Runup Distribution for the 1908 Messina Tsunami in Italy: Observed Data versus Expected Curves

Andrea Billi* and Liliana Minelli{dagger}

Dipartimento di Scienze Geologiche, Università Roma Tre, Largo S.L. Murialdo, 1, Rome, 00146, Italy billi{at}uniroma3.it

Barbara Orecchio

Dipartimento di Fisica, Università della Calabria, Cosenza, Italy

Debora Presti

Dipartimento di Scienze della Terra, Università di Messina, Messina, Italy

* Now at CNR-IGAG, Istituto di Geologia Ambientale e Geoingegneria, Rome, Italy.

{dagger} Now at Dipartimento di Scienze della Terra, Università di Roma "La Sapienza", Rome, Italy.

Online Material: Tsunami runup data and histograms of statistical parameters.

The source of the catastrophic 1908 Messina tsunami, southern Italy, is studied by best-fitting the available datasets of observed runup with a previously published empirical function (i.e., the expected runup distribution).
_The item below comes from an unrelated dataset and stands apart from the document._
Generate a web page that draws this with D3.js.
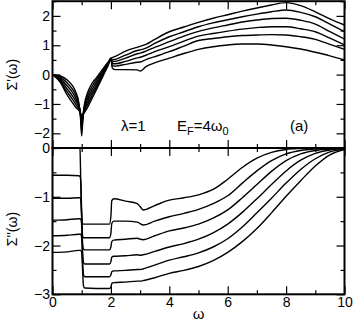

The maximum runup is ~12 m and was measured ~30–40 km to the south of the area where the maximum coseismic dislocation and Mercalli–Cancani–Sieberg (MCS) intensities were recorded. The observed runup drops from ~12 m to less than 1 m in a few tens of kilometers. The comparison between observed and expected runup distributions suggests that the main cause of the 1908 tsunami was a mass failure, thus supporting previously published evidence including tsunami arrival times, bathymetric maps, and chronicles reporting the interruption of submarine cables. This article adds a significant case history to the very limited database of thoroughly documented runup for landslide tsunamis.